Has a warmth to it so seems better suited for colder days. It's also big on projection and longevity, so too much heat might prove to bring out some cloying aspects. That said, I enjoyed it on an 80 degree day and it smelled great throughout.
15th April 2017
185381
Like others of the fragrances of by Kilian, Sacred Wood seems to be an exercise in creating almost painful beauty. Sacred Wood is beautiful. It is as good a sandalwood presentation as I've experienced in the years since true mysore sandalwood has become unavailable. It feels like sandalwood even if it doesn't exactly smell like the sandalwood of yesteryear.. This sandalwood scent is accented by a a delicious carrot note, some elemi, and a restrained cedar. Oddly enough I don't smell the cumin. I don't really get the steaming milk accord, although it is probably that which provides the opening's smoothness and the eerie / airy / resinous ambiance of the fragrance's first several minutes. Sacred Wood is short lived as a sillage producer, but holds beautifully as an ethereal skin scent. Painfully beautiful while it lasts.
21st December 2016
195804
A nice sandalwood. It's the Australian kind that smells sort of green and coconutty, as opposed to the Indian kind that smells like butter and sawdust. It reminds me of Le Labo's Santal 33, but sort of milky and with a sappy quality that brings to mind the smell of breaking open an aloe leaf to release its liquid. I also smell a hint of tuberose - not enough that it should scare anyone away, but just a little, working with the lactic notes to give a subtle milky femininity to what would otherwise be vaguely masculine.

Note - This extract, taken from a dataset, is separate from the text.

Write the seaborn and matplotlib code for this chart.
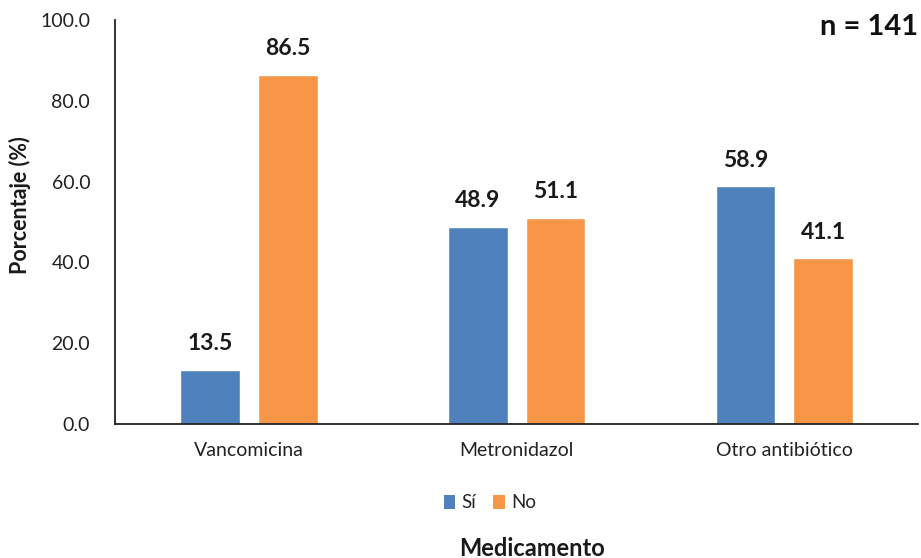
import matplotlib
matplotlib.use("Agg")
import matplotlib.pyplot as plt
import seaborn as sns
import pandas as pd
from matplotlib.patches import Patch

medicamentos = ["Vancomicina", "Metronidazol", "Otro antibiótico"]
respuestas = ["Sí", "No"]
si_pct = [13.5, 48.9, 58.9]
no_pct = [86.5, 51.1, 41.1]
yticks = [0, 20, 40, 60, 80, 100]

colores = {"Sí": "#4F81BD", "No": "#F79646"}

df = pd.DataFrame({
    "Medicamento": medicamentos * 2,
    "Respuesta": ["Sí"] * 3 + ["No"] * 3,
    "Porcentaje": si_pct + no_pct,
})

sns.set_theme(style="white")
plt.rcParams["font.family"] = ["Lato", "DejaVu Sans"]

fig = plt.figure(figsize=(9.21, 5.58), dpi=100)
ax = fig.add_axes([0.125, 0.240, 0.872, 0.724])

sns.barplot(data=df, x="Medicamento", y="Porcentaje", hue="Respuesta",
            hue_order=respuestas, order=medicamentos, palette=colores,
            width=0.58, gap=0.23, saturation=1, legend=False, ax=ax)

for cont in ax.containers:
    ax.bar_label(cont, labels=[f"{b.get_height():.1f}" for b in cont],
                 padding=11, fontsize=16.5, fontweight="bold", color="#1a1a1a")

ax.set_ylim(0, 100)
ax.set_yticks(yticks)
ax.set_yticklabels([f"{v:.1f}" for v in yticks])
ax.tick_params(axis="both", length=0, labelsize=14, colors="#222222")
ax.tick_params(axis="y", pad=18)
ax.tick_params(axis="x", pad=13)
ax.set_xlabel("")
ax.set_ylabel("")
for s in ["top", "right"]:
    ax.spines[s].set_visible(False)
for s in ["left", "bottom"]:
    ax.spines[s].set_color("#222222")
    ax.spines[s].set_linewidth(1.3)

fig.text(20 / 921, 1 - 205 / 558, "Porcentaje (%)", rotation=90,
         ha="center", va="center", fontsize=15.5, fontweight="bold", color="#1a1a1a")
fig.text(532 / 921, 1 - 548 / 558, "Medicamento", ha="center", va="center",
         fontsize=17, fontweight="bold", color="#1a1a1a")
fig.text(918 / 921, 1 - 27 / 558, "n = 141", ha="right", va="center",
         fontsize=21, fontweight="bold", color="#111111")

handles = [Patch(facecolor=colores[r], edgecolor="none") for r in respuestas]
fig.legend(handles, respuestas, loc="center", bbox_to_anchor=(490 / 921, 1 - 503 / 558),
           ncol=2, frameon=False, fontsize=13.5, handlelength=0.6, handleheight=0.7,
           handletextpad=0.35, columnspacing=0.9)

fig.savefig("out.png", dpi=100)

All in all, I prefer my sandalwoods rough, as opposed to this milky and pretty, but Sacred Wood is still quite nice. Thumbs up.
22nd January 2016
167219
Having grown up in a home where sandalwood chips were burned every evening as a ritual marker between the hours of daylight and those of night, I was pleased to find the scent of the wood truly represented here. Perhaps its profile is less mild and creamy than the sandalwood oils found in attars of old but it does the dry, sharp (almost tangy) but breath-catching fragrant aura of the woodchips well. What I most appreciate about Sacred Wood is its evocation of just split wood – the resinous dryness of it, the earthy sweetness (plant blood!), the suggestion of furniture and sawdust. I'll happily wear any perfume that brings those things to mind. The mild shadings of incense and elemi in the background serve to highlight the star.
I don't find the milky tones particularly evident, instead what I do get is something that registers like a mix between camphor and Vicks Vaporub around the edges. The only duff note in this otherwise starkly appealing creation, it does however vanish after a short while. It leaves behind pure mature sandalwood – the sweet rounded scent found in Indian emporia – all the just-cut or splintered wood tones also having disappeared.